How Well Do International Drug Conventions Protect Public Health?

University of Melbourne (Room), University of Maryland (Reuter)
As stated in the abstract of this Lancet study on national and international illicit drug use policies [footnotes removed by the editor]: "The Single Convention on Narcotic Drugs in 1961 aimed to eliminate the illicit production and non-medical use of cannabis, cocaine, and opioids, an aim later extended to many pharmaceutical drugs. Over the past 50 years international drug treaties have neither prevented the globalisation of the illicit production and non-medical use of these drugs, nor, outside of developed countries, made these drugs adequately available for medical use. The system has also arguably worsened the human health and wellbeing of drug users by increasing the number of drug users imprisoned, discouraging effective countermeasures to the spread of HIV by injecting drug users, and creating an environment conducive to the violation of drug users' human rights. The international system has belatedly accepted measures to reduce the harm from injecting drug use, but national attempts to reduce penalties for drug use while complying with the treaties have often increased the number of drug users involved with the criminal justice system. The international treaties have also constrained national policy experimentation because they require nation states to criminalise drug use. The adoption of national policies that are more aligned with the risks of different drugs and the effectiveness of controls will require the amendment of existing treaties, the formulation of new treaties, or withdrawal of states from existing treaties and re-accession with reservations."
Related to the spread of HIV: "The international conventions severely restrict the ability of national governments to experiment with alternative drug control systems by requiring all signatories to criminalise non-medical drug use.
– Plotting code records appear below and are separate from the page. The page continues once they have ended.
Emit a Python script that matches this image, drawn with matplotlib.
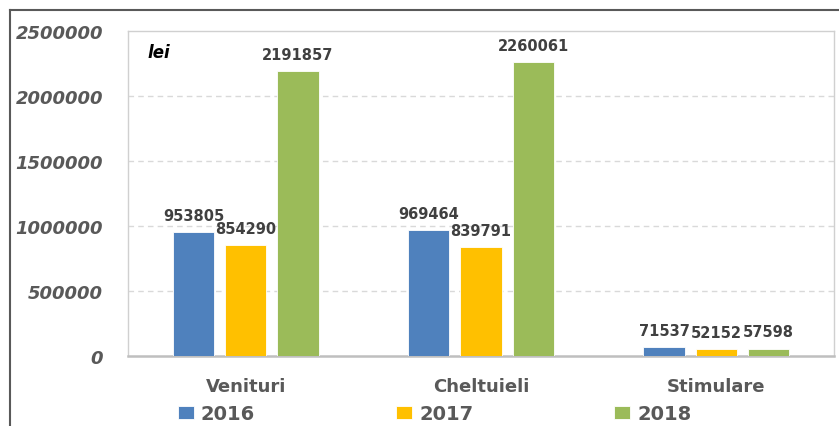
import matplotlib
matplotlib.use("Agg")
import matplotlib.pyplot as plt
import numpy as np
from matplotlib.lines import Line2D

categories = ["Venituri", "Cheltuieli", "Stimulare"]
years = ["2016", "2017", "2018"]
values_2016 = [953805, 969464, 71537]
values_2017 = [854290, 839791, 52152]
values_2018 = [2191857, 2260061, 57598]
ytick_values = [0, 500000, 1000000, 1500000, 2000000, 2500000]
ytick_labels = ["0", "500000", "1000000", "1500000", "2000000", "2500000"]
unit_label = "lei"

colors = ["#4F81BD", "#FFC000", "#9BBB59"]
series = [values_2016, values_2017, values_2018]

W, H = 839, 427
fig = plt.figure(figsize=(W / 100, H / 100), dpi=100)
ax = fig.add_axes([128 / W, (H - 357) / H, 706 / W, 325 / H])

x = np.arange(len(categories))
bar_w = 0.175
step = 0.222
bars = []
for i, (vals, col) in enumerate(zip(series, colors)):
    b = ax.bar(x + (i - 1) * step, vals, width=bar_w, color=col,
               edgecolor="white", linewidth=0.6, label=years[i], zorder=3)
    bars.append(b)
    for xi, v in zip(x + (i - 1) * step, vals):
        ax.annotate(f"{v}", (xi, v), xytext=(0, 12), textcoords="offset points",
                    ha="center", va="center", fontsize=10.5, fontweight="bold",
                    color="#404040", zorder=4)

ax.set_xlim(-0.5, 2.5)
ax.set_ylim(0, 2500000)
ax.set_yticks(ytick_values)
ax.set_yticklabels(ytick_labels, fontsize=13, fontweight="bold",
                   fontstyle="italic", color="#595959")
ax.set_xticks(x)
ax.set_xticklabels(categories, fontsize=13, fontweight="bold", color="#595959")
ax.tick_params(axis="y", length=0, pad=18)
ax.tick_params(axis="x", length=0, pad=15)

for yv in ytick_values[1:-1]:
    ax.axhline(yv, color="#D9D9D9", linestyle=(0, (4, 3)), linewidth=1.0, zorder=1)

for side in ["left", "top", "right"]:
    ax.spines[side].set_color("#D0D0D0")
    ax.spines[side].set_linewidth(1.0)
ax.spines["bottom"].set_color("#BFBFBF")
ax.spines["bottom"].set_linewidth(1.8)

ax.text(0.027, 0.935, unit_label, transform=ax.transAxes, fontsize=12,
        fontweight="bold", fontstyle="italic", color="#000000", ha="left", va="center")

fs = 14
fpx = fs * 100 / 72
leg = fig.legend(handles=[b for b in bars], labels=years, ncol=3,
                 loc="center left", bbox_to_anchor=(178 / W, (H - 415) / H),
                 frameon=False, borderpad=0, borderaxespad=0,
                 handlelength=16 / fpx, handleheight=13 / fpx,
                 handletextpad=7 / fpx, columnspacing=141 / fpx,
                 prop={"size": fs, "weight": "bold"})
for t in leg.get_texts():
    t.set_color("#595959")

# outer chart frame
fig.add_artist(Line2D([10 / W, 10 / W], [0, (H - 11) / H], color="#595959", linewidth=1.5))
fig.add_artist(Line2D([10 / W, 1], [(H - 11) / H, (H - 11) / H], color="#595959", linewidth=1.5))

fig.savefig("out.png", dpi=100)
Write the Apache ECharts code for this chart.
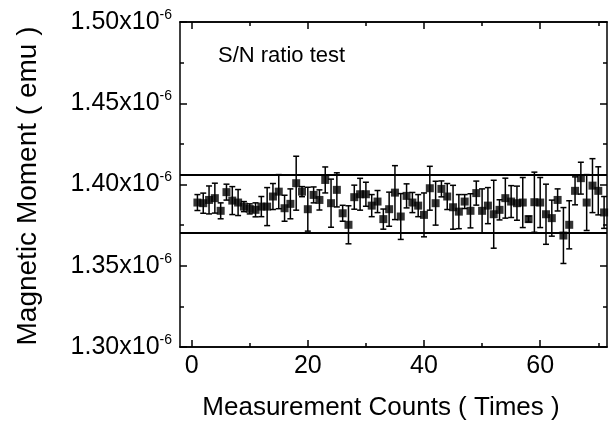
<!DOCTYPE html>
<html>
<head>
<meta charset="utf-8">
<script src="https://cdn.jsdelivr.net/npm/echarts@6.0.0/dist/echarts.min.js"></script>
<style>
html,body{margin:0;padding:0;background:#fff;}
#chart{width:615px;height:430px;}
</style>
</head>
<body>
<div id="chart"></div>
<script>
// Measurement index (Times)
const counts = [1,2,3,4,5,6,7,8,9,10,11,12,13,14,15,16,17,18,19,20,
  21,22,23,24,25,26,27,28,29,30,31,32,33,34,35,36,37,38,39,40,
  41,42,43,44,45,46,47,48,49,50,51,52,53,54,55,56,57,58,59,60,
  61,62,63,64,65,66,67,68,69,70,71];
// Magnetic moment in units of 1e-6 emu
const momentE6 = [1.3889,1.3885,1.3905,1.3916,1.3838,1.3953,1.3901,1.3889,1.3864,1.3850,
  1.3844,1.3864,1.3864,1.3926,1.3956,1.3854,1.3881,1.4008,1.3956,1.3848,
  1.3936,1.3905,1.4028,1.3885,1.3967,1.3823,1.3752,1.3922,1.3940,1.3940,
  1.3870,1.3895,1.3787,1.3848,1.3950,1.3803,1.3930,1.3889,1.3870,1.3813,
  1.3977,1.3885,1.3973,1.3926,1.3860,1.3833,1.3895,1.3838,1.3947,1.3838,
  1.3870,1.3817,1.3844,1.3916,1.3895,1.3885,1.3889,1.3787,1.3891,1.3889,
  1.3817,1.3793,1.3905,1.3686,1.3752,1.3961,1.4039,1.3889,1.3993,1.3961,
  1.3828];
// Error (half-height) in units of 1e-6 emu
const errorE6 = [0.0049,0.0062,0.0086,0.0092,0.0049,0.0049,0.0086,0.0080,0.0031,0.0031,
  0.0043,0.0062,0.0117,0.0080,0.0105,0.0080,0.0092,0.0166,0.0031,0.0135,
  0.0049,0.0062,0.0080,0.0148,0.0105,0.0049,0.0117,0.0074,0.0098,0.0074,
  0.0068,0.0068,0.0062,0.0105,0.0166,0.0141,0.0074,0.0062,0.0068,0.0135,
  0.0135,0.0135,0.0049,0.0080,0.0135,0.0105,0.0043,0.0105,0.0074,0.0135,
  0.0111,0.0209,0.0062,0.0123,0.0098,0.0105,0.0154,0.0018,0.0185,0.0154,
  0.0185,0.0111,0.0068,0.0172,0.0148,0.0086,0.0098,0.0172,0.0166,0.0148,
  0.0098];
// Reference band limits (1e-6 emu)
const bandLimitsE6 = [1.4058, 1.3700];
// Tick values
const xMajorTicks = [0, 20, 40, 60];
const xMinorTicks = [10, 30, 50, 70];
const yTickLabels = ['1.30', '1.35', '1.40', '1.45', '1.50'];

const FONT = '"Liberation Sans", Arial, sans-serif';
const chart = echarts.init(document.getElementById('chart'), null, {renderer: 'canvas'});

const points = counts.map((c, i) => [c, momentE6[i]]);
const bars = counts.map((c, i) => [c, momentE6[i] - errorE6[i], momentE6[i] + errorE6[i]]);

function xAxisDef(pos, ticks, len, labels) {
  return {
    type: 'value', position: pos, min: -2, max: 71.5,
    axisLine: {show: true, onZero: false, lineStyle: {color: '#000', width: 1.5}},
    splitLine: {show: false},
    axisTick: {show: true, inside: true, length: len, customValues: ticks, lineStyle: {color: '#000', width: 1.5}},
    axisLabel: labels ? {show: true, customValues: ticks, fontSize: 25, color: '#000', fontFamily: FONT, margin: 7} : {show: false}
  };
}
function yAxisDef(pos, labels) {
  return {
    type: 'value', position: pos, min: 1.30, max: 1.50, interval: 0.05,
    axisLine: {show: true, onZero: false, lineStyle: {color: '#000', width: 1.5}},
    splitLine: {show: false},
    axisTick: {show: true, inside: true, length: 7, lineStyle: {color: '#000', width: 1.5}},
    minorTick: {show: true, splitNumber: 2, length: 4, lineStyle: {color: '#000', width: 1.5}},
    axisLabel: labels ? {
      show: true, margin: 8,
      formatter: function (v) {
        const idx = Math.round((v - 1.30) / 0.05);
        return '{a|' + yTickLabels[idx] + 'x10}{b|-6}';
      },
      rich: {
        a: {fontSize: 25, fontFamily: FONT, color: '#000'},
        b: {fontSize: 14, fontFamily: FONT, color: '#000', verticalAlign: 'top', padding: [0, 0, 14, 0]}
      }
    } : {show: false}
  };
}

chart.setOption({
  animation: false,
  backgroundColor: '#fff',
  grid: {left: 180, right: 8, top: 22, bottom: 83, containLabel: false},
  xAxis: [
    xAxisDef('bottom', xMajorTicks, 7, true),
    xAxisDef('bottom', xMinorTicks, 4, false),
    xAxisDef('top', xMajorTicks, 7, false),
    xAxisDef('top', xMinorTicks, 4, false)
  ],
  yAxis: [yAxisDef('left', true), yAxisDef('right', false)],
  series: [
    {
      type: 'custom', xAxisIndex: 0, yAxisIndex: 0, data: bars, z: 3,
      renderItem: function (params, api) {
        const x = api.value(0);
        const top = api.coord([x, api.value(2)]);
        const bot = api.coord([x, api.value(1)]);
        const w = 3;
        const st = {stroke: '#000', lineWidth: 1.5};
        return {type: 'group', children: [
          {type: 'line', shape: {x1: top[0], y1: top[1], x2: bot[0], y2: bot[1]}, style: st},
          {type: 'line', shape: {x1: top[0] - w, y1: top[1], x2: top[0] + w, y2: top[1]}, style: st},
          {type: 'line', shape: {x1: bot[0] - w, y1: bot[1], x2: bot[0] + w, y2: bot[1]}, style: st}
        ]};
      }
    },
    {
      type: 'scatter', xAxisIndex: 0, yAxisIndex: 0, data: points, z: 4,
      symbol: 'rect', symbolSize: 8, itemStyle: {color: '#000'},
      markLine: {
        silent: true, precision: 6, symbol: ['none', 'none'], label: {show: false},
        lineStyle: {color: '#000', width: 2, type: 'solid'},
        data: bandLimitsE6.map(v => ({yAxis: v}))
      }
    }
  ],
  graphic: [
    {type: 'text', left: 218, top: 45, style: {text: 'S/N ratio test', fontSize: 22, fontFamily: FONT, fill: '#000'}},
    {type: 'text', x: 28, y: 186, rotation: Math.PI / 2,
      style: {text: 'Magnetic Moment ( emu )', fontSize: 28, fontFamily: FONT, fill: '#000', align: 'center', verticalAlign: 'middle'}},
    {type: 'text', x: 381, y: 408,
      style: {text: 'Measurement Counts ( Times )', fontSize: 26, fontFamily: FONT, fill: '#000', align: 'center', verticalAlign: 'middle'}}
  ]
});
</script>
</body>
</html>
This constraint has had different effects on policies for injected drugs like heroin and cocaine and policies for the most widely used illicit drug, cannabis.
In the case of injected drugs, public health advocates in many developed countries have successfully campaigned to provide clean injecting equipment to prevent HIV transmission. Eight countries (Australia, Canada, Germany, Luxembourg, the Netherlands, Norway, Spain, and Switzerland) have provided supervised injecting centres to reduce blood-borne virus transmission and overdose and to increase drug users' contact with treatment services. These changes, which have largely been made without legislation to remove criminal penalties for use, have been criticised by UNODC [United Nations Office of Drug Control] and the International Narcotics Control Board as contrary to the treaties. UNODC has now accepted that needle and syringe programmes and treatment diversion programmes comply with the treaties, but the International Narcotics Control Board continues to argue that the status of supervised injection centres is unclear....
Research summaries suggest that the effects of increased criminalisation on prevalence of drug use is negligible. The proposition that the international drug control system has had a positive effect on human health and wellbeing is difficult to defend, even if precise accounting for the system's aggregate effects is impossible...
Research lends support to harm reduction services for problem drug users (eg, opioid substitution treatment, needle and syringe programmes, antiretroviral treatment, and other psychosocial interventions), most of which the international system now supports. These developments in harm reduction are welcome, but a more radical overhaul of the international system is needed to attune it to differences in the risks posed by different prohibited drugs."
The report suggests 4 models of drug control with differing approaches to limitation, structure of choices, punishment, and minimisation of rates of use and harm. It reviews possible amendments to international treaties.
The conclusion suggests: "National experimentation in approaches to prevention and reduction of drug-related harm should be allowed. The international drug treaties in their present form seriously constrain governments' capacities to engage in such policy experiments. They have restricted the freedom of action to change penalties for personal use, with the result that reduction in penalties has sometimes counterproductively increased the numbers of young people penalised for drug offences. Countries that wish to experiment with different ways of regulating drug use and reducing drug-related harm will need to consider opting out of provisions of the existing drug control treaties."
The Lancet, Volume 379, Issue 9810, Pages 84 - 91, January 7 2012.